None of this is rocket science. Do your reading. Study your anatomy textbooks. And execute what you learn.
2. Emotional intelligence.
Active listening is a skill.
I won’t go into much depth here, but read this article.
I discuss active listening and why you need to shut the fuck up when you’re training others.
It’s critical to sit back and listen to your athletes, especially when you’re the best part of their day.
When handed a group of 20 athletes, will you coach the fuck out of them? Or will you crack under pressure?
Let’s hope the former.
Coaching is far more than cheering kids on and saying things like, “good job, little Johnny!” or “nice try!”
It’s correcting.
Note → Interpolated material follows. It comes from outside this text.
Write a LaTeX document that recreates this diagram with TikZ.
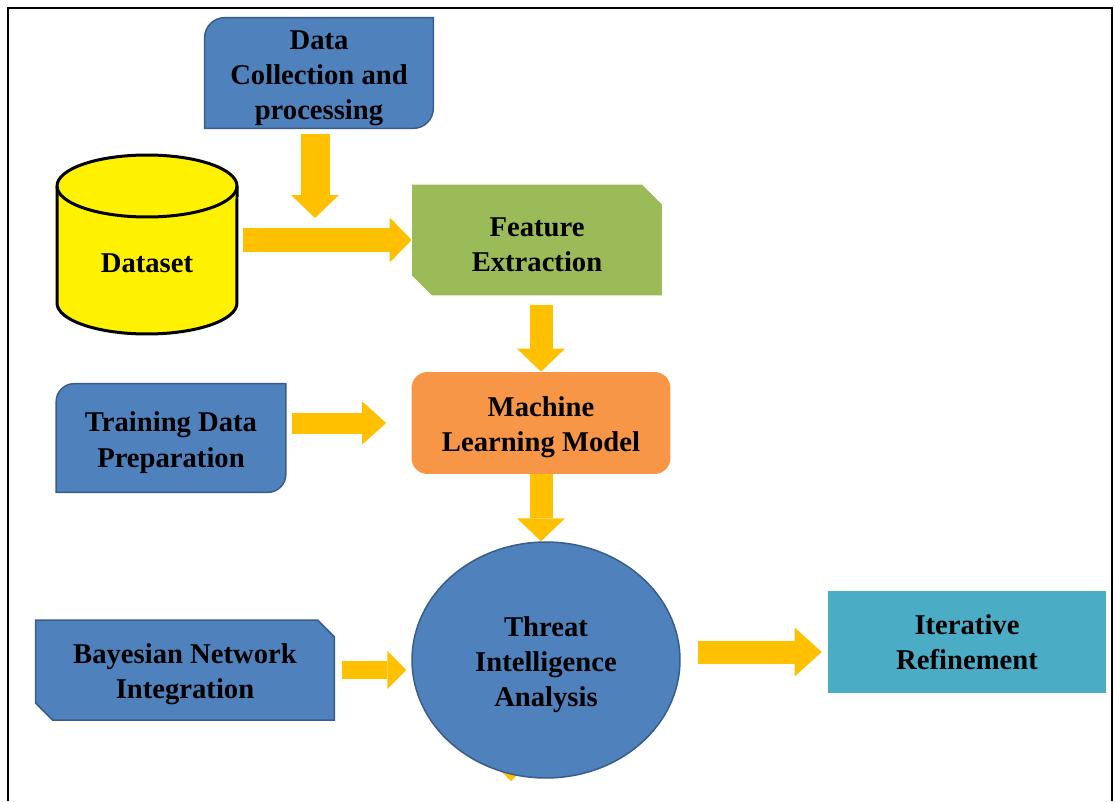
\documentclass[tikz,border=0pt]{standalone}
\usepackage{fontspec}
\setmainfont{Liberation Serif}
\usetikzlibrary{shapes.misc,shapes.geometric,arrows.meta,backgrounds}

\definecolor{boxblue}{HTML}{4F81BD}
\definecolor{edgeblue}{HTML}{385D8A}
\definecolor{boxgreen}{HTML}{9BBB59}
\definecolor{boxorange}{HTML}{F79646}
\definecolor{boxteal}{HTML}{4BACC6}
\definecolor{arrowgold}{HTML}{FFC000}

% taller first line, pushes the label text a little down
\newcommand{\tstrut}{\rule{0pt}{16.5pt}}

\tikzset{
  lbl/.style={align=center, font=\fontsize{16.3}{20}\selectfont\bfseries, inner sep=0pt},
  snipbox/.style={chamfered rectangle, chamfered rectangle corners={north east,south west},
    chamfered rectangle xsep=#1, chamfered rectangle ysep=#1},
  fatarrow/.style n args={3}{draw=arrowgold, line width=#1,
    -{Triangle[width=#2, length=#3, line width=0pt]}},
}

\begin{document}
\begin{tikzpicture}[x=0.02cm,y=-0.02cm]
    \useasboundingbox (0,0) rectangle (1115,801);
    \draw[line width=0.04cm] (8,801) -- (8,8) -- (1112,8) -- (1112,801);

    % boxes
    \node[lbl, minimum width=4.56cm, minimum height=2.2cm] (dcoll) at (319,73) {\tstrut Data\\Collection and\\processing};
    \node[lbl, minimum width=4.58cm, minimum height=2.16cm] (train) at (171,438) {\tstrut Training Data\\Preparation};
    \node[lbl, snipbox=0.2cm, fill=boxgreen, minimum width=5cm, minimum height=2.22cm] (feat) at (537,240) {\tstrut Feature\\Extraction};
    \node[lbl, rounded corners=0.32cm, fill=boxorange, minimum width=5.18cm, minimum height=2.04cm] (ml) at (541,423) {\tstrut Machine\\Learning Model};
    \node[lbl, snipbox=0.17cm, fill=boxblue, draw=edgeblue, line width=0.03cm, minimum width=5.98cm, minimum height=2cm] (bayes) at (185,670) {\tstrut Bayesian Network\\Integration};
    \node[lbl, ellipse, fill=boxblue, draw=edgeblue, line width=0.03cm, minimum width=5.36cm, minimum height=4.72cm] (threat) at (546,660) {\tstrut Threat\\Intelligence\\Analysis};
    \node[lbl, fill=boxteal, minimum width=5.56cm, minimum height=2.04cm] (iter) at (967,642) {Iterative\\Refinement};

    % dataset cylinder
    \filldraw[fill=yellow, draw=black, line width=0.06cm] (57,186) -- (57,303)
      arc[start angle=180, end angle=360, x radius=1.8cm, y radius=0.62cm] -- (237,186)
      arc[start angle=0, end angle=180, x radius=1.8cm, y radius=0.62cm] -- cycle;
    \draw[line width=0.06cm] (57,186) arc[start angle=180, end angle=360, x radius=1.8cm, y radius=0.62cm];
    \node[minimum width=3.6cm, minimum height=3.56cm] (dataset) at (147,245) {};
    \node[lbl] (datasetlbl) at (147,263) {Dataset};

    \begin{scope}[on background layer]
      \foreach \n/\r in {dcoll/0.4cm, train/0.36cm}
        \filldraw[fill=boxblue, draw=edgeblue, line width=0.03cm]
          ([yshift=-\r]\n.north west) arc[start angle=180, end angle=90, radius=\r]
          -- (\n.north east) -- ([yshift=\r]\n.south east)
          arc[start angle=0, end angle=-90, radius=\r] -- (\n.south west) -- cycle;
      % arrow hidden behind the circle
      \coordinate (loopend) at (511,781);
      \draw[fatarrow={0.3cm}{0.6cm}{0.3cm}] (threat.center -| loopend) -- (loopend);
    \end{scope}

    % arrows
    \coordinate (joinpt) at (315,218);
    \draw[fatarrow={0.58cm}{0.96cm}{0.46cm}, shorten <=0.12cm] (dcoll.south -| joinpt) -- (joinpt);
    \draw[fatarrow={0.48cm}{0.9cm}{0.44cm}, shorten <=0.12cm] (dataset.east |- feat.west) -- (feat.west);
    \draw[fatarrow={0.46cm}{0.96cm}{0.46cm}, shorten <=0.18cm] (feat.south -| ml.north) -- (ml.north);
    \draw[fatarrow={0.42cm}{0.86cm}{0.48cm}, shorten <=0.12cm, shorten >=0.5cm] (train.east |- ml.west) -- (ml.west);
    \draw[fatarrow={0.46cm}{0.96cm}{0.46cm}] (ml.south) -- (ml.south |- threat.north);
    \draw[fatarrow={0.36cm}{0.76cm}{0.38cm}, shorten <=0.14cm, shorten >=0.1cm] (bayes.east) -- (bayes.east -| threat.west);
    \coordinate (iterin) at ([yshift=-0.2cm]iter.west);
    \draw[fatarrow={0.46cm}{0.98cm}{0.54cm}, shorten <=0.34cm, shorten >=0.12cm] (threat.east |- iterin) -- (iterin);
\end{tikzpicture}
\end{document}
It’s stopping a drill and telling it like it is.
Personally, if athletes are uncoordinated and half-assing drills, I yell, “everyone back the fuck up and do that again!”
Well, maybe minus the F bomb, but I’ll get in there and correct until it’s done properly.
So, newsflash: that’s what coaching is – it’s freezing drills and shining with your teaching moment, even if athletes have to do it over. And over. And over. Again.
Though it can be frustrating for the kids, that’s what you’re there for: to coach and correct.
Lastly, are you passionate about being a coach?
Does teaching the athletic stance to a newbie give you an adrenaline rush?
Does teaching change of direction fill you with life?
Does correcting pull-up form make you feel warm and fuzzy?
Does wishing “good luck” to an athlete on game day come natural to you?
Good. You’re a true strength and conditioning coach.
In order to last in this career, you have to be passionate about it, especially the success of your athletes. You have to be in it for genuine reasons, namely, to improve athlete performance both on and off the field.
This reminds me: today, one of my college girls said to me, “I feel the most successful coaches CARE about their players.”
And she was SOOOOOOOOO right she could’ve dropped the fucking mic right there on the field.
Be passionate. Get people better. And help athletes live their best life off the field too.
It takes a multitude of things to be successful as a strength and conditioning coach, so nail these down and I promise you’ll be in your flow for a lifetime.